Harare – For a net food importing country with infrastructural challenges and a volatile economic environment, Zimbabwe must make fast and hard decisions to contain coronavirus, ENN reports.
Amid concerns by citizens over its preparedness, the southern African country recorded its first positive case of the deadly virus on 20 March 2020, and the patient is being managed in the resort town of Victoria Falls. With news filtering in that two new coronavirus cases have been confirmed in Harare, bringing the total number of confirmed cases to three within 24 hours, the number of infected persons may multiply within a week.
Microsoft Billionaire Bill Gates believes that if a country does a good job with testing and shutting down borders and risky amenities, the virus would be under control within 6 -1o0 weeks. For poor Zimbabwe, health authorities’ capacity to test and detect the virus is questionable after a German national who freely passed through Zimbabwe, only to test positive for COVID-19 in Namibia two days later. Moving around the capital city, ENN correspondent Carol Mvundura was confronted by educational posters on COVID-19 from the Ministry of health and Child Care, a positive step by the authorities.
However, it remains business as usual in the capital as flea markets are operating and government managed ZUPCO passenger buses are overloading and ferrying an average of eighty people per bus to various destinations. Is it not time the Zimbabwe government bans all large passenger buses from operating until the virus is contained. This would be responsible leadership by president Mnangagwa.
The business community has taken precautions on hygiene through provision of hand sanitizers to customers at entry points, but there are no traffic management systems in place to minimise numbers in shops. Innovations that promote home shopping through home delivery services must be collectively rolled out by the business community to safely serve their customers at minimal additional costs.

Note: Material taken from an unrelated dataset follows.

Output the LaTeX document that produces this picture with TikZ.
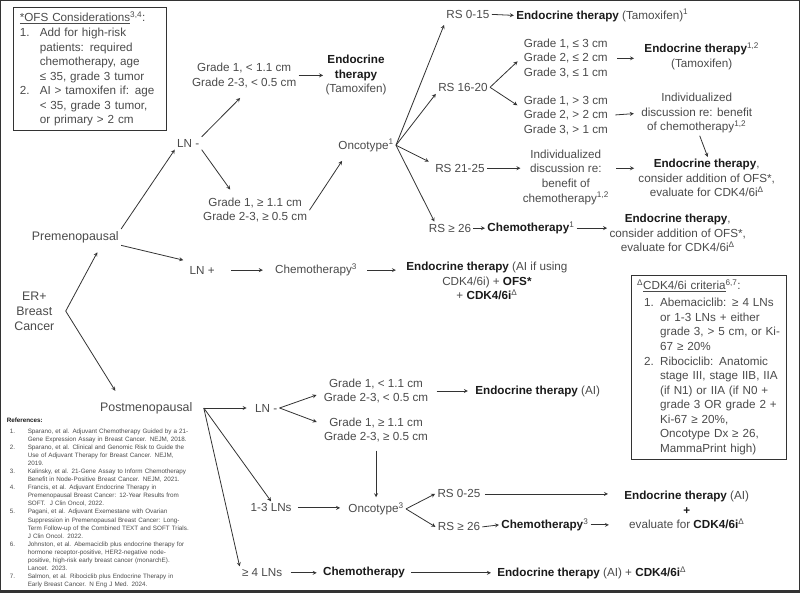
\documentclass[tikz,border=0pt]{standalone}
\usepackage{fontspec}
\setmainfont{Liberation Sans}
\usepackage{xcolor}
\definecolor{txtgray}{HTML}{4A4A4A}
\definecolor{bldgray}{HTML}{1A1A1A}
\definecolor{linegray}{HTML}{333333}
\newcommand\fmain{\fontsize{11.7pt}{14.6pt}\selectfont}
\newcommand\fbig{\fontsize{12.4pt}{15pt}\selectfont}
\newcommand\fref{\fontsize{6.3pt}{8.1pt}\selectfont}
\newcommand\bt[1]{{\bfseries\color{bldgray}#1}}
\newcommand\sups[1]{\textsuperscript{#1}}

\begin{document}
\begin{tikzpicture}[x=1pt,y=-1pt,>=stealth,thick,
  txt/.style={align=center,font=\fmain,text=txtgray,inner sep=2pt},
  infobox/.style={draw=linegray,align=left,font=\fmain,text=txtgray,inner xsep=6pt,inner ysep=4pt,anchor=north west},
  every path/.style={draw=linegray}]

\useasboundingbox (0,0) rectangle (800,593);

% side boxes
\node[infobox,text width=141pt] (ofs) at (13,7) {\underline{*OFS Considerations}\sups{3,4}:\\
\makebox[20pt][l]{1.}Add for high-risk\\
\hspace*{20pt}patients: required\\
\hspace*{20pt}chemotherapy, age\\
\hspace*{20pt}≤ 35, grade 3 tumor\\
\makebox[20pt][l]{2.}AI > tamoxifen if: age\\
\hspace*{20pt}< 35, grade 3 tumor,\\
\hspace*{20pt}or primary > 2 cm};

\node[infobox,text width=143pt] (cdk) at (631,275) {\sups{Δ}\underline{CDK4/6i criteria}\sups{6,7}:\\[2.5pt]
\hspace*{7pt}\makebox[16pt][l]{1.}Abemaciclib: ≥ 4 LNs\\
\hspace*{23pt}or 1-3 LNs + either\\
\hspace*{23pt}grade 3, > 5 cm, or Ki-\\
\hspace*{23pt}67 ≥ 20\%\\
\hspace*{7pt}\makebox[16pt][l]{2.}Ribociclib: Anatomic\\
\hspace*{23pt}stage III, stage IIB, IIA\\
\hspace*{23pt}(if N1) or IIA (if N0 +\\
\hspace*{23pt}grade 3 OR grade 2 +\\
\hspace*{23pt}Ki-67 ≥ 20\%,\\
\hspace*{23pt}Oncotype Dx ≥ 26,\\
\hspace*{23pt}MammaPrint high)};

\node[align=left,font=\fref,text=txtgray,inner sep=2pt,anchor=north west,text width=192pt] (refs) at (4,416) {{\bfseries\color{bldgray}References:}\\[2pt]
\makebox[21pt][l]{\hspace*{3pt}1.}Sparano, et al. Adjuvant Chemotherapy Guided by a 21-\\
\hspace*{21pt}Gene Expression Assay in Breast Cancer. NEJM, 2018.\\
\makebox[21pt][l]{\hspace*{3pt}2.}Sparano, et al. Clinical and Genomic Risk to Guide the\\
\hspace*{21pt}Use of Adjuvant Therapy for Breast Cancer. NEJM,\\
\hspace*{21pt}2019.\\
\makebox[21pt][l]{\hspace*{3pt}3.}Kalinsky, et al. 21-Gene Assay to Inform Chemotherapy\\
\hspace*{21pt}Benefit in Node-Positive Breast Cancer. NEJM, 2021.\\
\makebox[21pt][l]{\hspace*{3pt}4.}Francis, et al. Adjuvant Endocrine Therapy in\\
\hspace*{21pt}Premenopausal Breast Cancer: 12-Year Results from\\
\hspace*{21pt}SOFT.\ \ J Clin Oncol, 2022.\\
\makebox[21pt][l]{\hspace*{3pt}5.}Pagani, et al. Adjuvant Exemestane with Ovarian\\
\hspace*{21pt}Suppression in Premenopausal Breast Cancer: Long-\\
\hspace*{21pt}Term Follow-up of the Combined TEXT and SOFT Trials.\\
\hspace*{21pt}J Clin Oncol. 2022.\\
\makebox[21pt][l]{\hspace*{3pt}6.}Johnston, et al. Abemaciclib plus endocrine therapy for\\
\hspace*{21pt}hormone receptor-positive, HER2-negative node-\\
\hspace*{21pt}positive, high-risk early breast cancer (monarchE).\\
\hspace*{21pt}Lancet. 2023.\\
\makebox[21pt][l]{\hspace*{3pt}7.}Salmon, et al. Ribociclib plus Endocrine Therapy in\\
\hspace*{21pt}Early Breast Cancer. N Eng J Med. 2024.};

% root
\node[txt,font=\fbig] (er) at (34,311) {ER+\\Breast\\Cancer};
\node[txt,font=\fbig] (pre) at (75,237) {Premenopausal};
\node[txt,font=\fbig] (post) at (146,408) {Postmenopausal};

% premenopausal
\node[txt] (lnm1) at (188,143) {LN -};
\node[txt] (lnp) at (202,270) {LN +};
\node[txt] (ga1) at (244,75) {Grade 1, < 1.1 cm\\Grade 2-3, < 0.5 cm};
\node[txt] (gb1) at (255,210) {Grade 1, ≥ 1.1 cm\\Grade 2-3, ≥ 0.5 cm};
\node[txt] (endo1) at (356,75) {\bt{Endocrine}\\\bt{therapy}\\(Tamoxifen)};
\node[txt] (onc1) at (366,145) {Oncotype\sups{1}};
\node[txt] (rs1) at (468,14) {RS 0-15};
\node[txt] (rs2) at (463,87) {RS 16-20};
\node[txt] (rs3) at (460,168) {RS 21-25};
\node[txt] (rs4) at (450,228) {RS ≥ 26};
\node[txt,anchor=west] (endo2) at (514,15) {\bt{Endocrine therapy} (Tamoxifen)\sups{1}};
\node[txt] (gc1) at (566,58) {Grade 1, ≤ 3 cm\\Grade 2, ≤ 2 cm\\Grade 3, ≤ 1 cm};
\node[txt] (gd1) at (566,115) {Grade 1, > 3 cm\\Grade 2, > 2 cm\\Grade 3, > 1 cm};
\node[txt] (endo3) at (702,56) {\bt{Endocrine therapy}\sups{1,2}\\(Tamoxifen)};
\node[txt] (ind1) at (697,113) {Individualized\\discussion re: benefit\\of chemotherapy\sups{1,2}};
\node[txt] (ind2) at (566,177) {Individualized\\discussion re:\\benefit of\\chemotherapy\sups{1,2}};
\node[txt] (endo4) at (707,178) {\bt{Endocrine therapy},\\consider addition of OFS*,\\evaluate for CDK4/6i\sups{Δ}};
\node[txt] (chemo1) at (531,228) {\bt{Chemotherapy}\sups{1}};
\node[txt] (endo5) at (678,233) {\bt{Endocrine therapy},\\consider addition of OFS*,\\evaluate for CDK4/6i\sups{Δ}};
\node[txt] (chemo2) at (316,270) {Chemotherapy\sups{3}};
\node[txt] (endo6) at (487,281) {\bt{Endocrine therapy} (AI if using\\CDK4/6i) + \bt{OFS*}\\+ \bt{CDK4/6i}\sups{Δ}};

% postmenopausal
\node[txt] (lnm2) at (266,408) {LN -};
\node[txt] (ga2) at (376,391) {Grade 1, < 1.1 cm\\Grade 2-3, < 0.5 cm};
\node[txt] (gb2) at (376,430) {Grade 1, ≥ 1.1 cm\\Grade 2-3, ≥ 0.5 cm};
\node[txt,anchor=west] (endo7) at (473,391) {\bt{Endocrine therapy} (AI)};
\node[txt] (ln13) at (271,508) {1-3 LNs};
\node[txt] (ln4) at (262,573) {≥ 4 LNs};
\node[txt] (onc2) at (376,509) {Oncotype\sups{3}};
\node[txt] (rs5) at (459,494) {RS 0-25};
\node[txt] (rs6) at (459,527) {RS ≥ 26};
\node[txt] (chemo3) at (545,525) {\bt{Chemotherapy}\sups{3}};
\node[txt] (endo8) at (687,510) {\bt{Endocrine therapy} (AI)\\\bt{+}\\evaluate for \bt{CDK4/6i}\sups{Δ}};
\node[txt] (chemo4) at (364,573) {\bt{Chemotherapy}};
\node[txt,anchor=west] (endo9) at (495,573) {\bt{Endocrine therapy} (AI) + \bt{CDK4/6i}\sups{Δ}};

% connectors
\draw[->] ([xshift=9pt]er.east) -- ([xshift=22pt,yshift=-7pt]pre.south);
\draw[->] ([xshift=9pt]er.east) -- ([xshift=-31pt,yshift=9pt]post.north);

\draw[->] (pre.north east) -- (lnm1.south west);
\draw[->] (pre.south east) -- ([xshift=-4pt,yshift=10pt]lnp.west);
\draw[->] (lnm1.north east) -- ([xshift=-4pt,yshift=-8pt]ga1.south);
\draw[->] (lnm1.south east) -- ([xshift=-25pt,yshift=6pt]gb1.north);
\draw[->] (ga1.east) -- (ga1.east -| endo1.west);
\draw[->] (gb1.east) -- ([xshift=-24pt,yshift=-7pt]onc1.south);
\draw[->] (onc1.east) -- ([yshift=-4pt]rs1.south west);
\draw[->] (onc1.east) -- (rs2.south west);
\draw[->] (onc1.east) -- ([xshift=-4pt]rs3.north west);
\draw[->] (onc1.east) -- ([xshift=8pt]rs4.north west);
\draw[->] (rs1.east) -- (endo2.west);
\draw[->] (rs2.east) -- ([xshift=-4pt,yshift=-3pt]gc1.west);
\draw[->] (rs2.east) -- ([xshift=-4pt,yshift=10pt]gd1.west);
\draw[->,shorten <=7pt,shorten >=8pt] (gc1.east) -- (gc1.east -| endo3.west);
\draw[->,shorten <=5pt,shorten >=5pt] (gd1.east) -- (ind1.west);
\draw[->] ([xshift=3pt]ind1.south) -- ([xshift=1pt]endo4.north);
\draw[->] (rs3.east) -- (rs3.east -| ind2.west);
\draw[->,shorten <=5pt,shorten >=2pt] (rs3.east -| ind2.east) -- (rs3.east -| endo4.west);
\draw[->] (rs4.east) -- (chemo1.west);
\draw[->] (chemo1.east) -- (chemo1.east -| endo5.west);
\draw[->,shorten <=14pt,shorten >=10pt] (lnp.east) -- (chemo2.west);
\draw[->,shorten <=8pt,shorten >=8pt] (chemo2.east) -- (chemo2.east -| endo6.west);

\draw[->,shorten >=6pt] ([xshift=9pt]post.east) -- (lnm2.west);
\draw[->] ([xshift=9pt]post.east) -- (ln13.north);
\draw[->] ([xshift=9pt]post.east) -- (ln4.north west);
\draw[->] (lnm2.east) -- ([xshift=-5pt,yshift=-4pt]ga2.west);
\draw[->] (lnm2.east) -- ([xshift=-5pt,yshift=8pt]gb2.west);
\draw[->,shorten <=6pt,shorten >=5pt] (ga2.east) -- (ga2.east -| endo7.west);
\draw[->,shorten <=6pt,shorten >=3pt] (gb2.south) -- (gb2.south |- onc2.north);
\draw[->,shorten <=4pt,shorten >=6pt] (ln13.east) -- (ln13.east -| onc2.west);
\draw[->] (onc2.east) -- (rs5.west);
\draw[->] (onc2.east) -- (rs6.west);
\draw[->,shorten <=2pt,shorten >=14pt] (rs5.east) -- (rs5.east -| endo8.west);
\draw[->] (rs6.east) -- (chemo3.west);
\draw[->,shorten >=13pt] (chemo3.east) -- (chemo3.east -| endo8.west);
\draw[->,shorten <=6pt,shorten >=4pt] (ln4.east) -- (ln4.east -| chemo4.west);
\draw[->,shorten <=4pt,shorten >=4pt] (chemo4.east) -- (chemo4.east -| endo9.west);

% bottom edge
\draw[line width=2pt] (0,591) -- (800,591);
\end{tikzpicture}
\end{document}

Schools will be closing on the 24th of March, not too bad but not good enough for a country at crossroads. In times of crisis, children must be protected at all costs, and government should have ordered all education institutions to shut doors with immediate effect.
In Zimbabwe, sports bars and night clubs are popular entertainment spots for citizens. In the wake of COVID-19, is it not time for government to also monitor and minimise activity at these interactive entertainment platforms to save a generation.
Lastly, it is time Zimbabwe shuts down all its borders, and grounds its airline to ensure that there are no new cases of COVID-19 coming into the country. In 2011, when the national population was at 14.4 million, Zimbabwe had an average of 1.7 hospital beds per thousand people. With an increasing national population, now estimated at over 16 million, Zimbabwe has an average of 1 hospital bed per thousand people. In the wake of COVID-19, which has caused havoc in more stable economies like China, Italy and USA, Zimbabwe’s unpreparedness to financially tackle COVID-19 must be its stimulus in making hard decisions that will curb the spread of this deadly virus.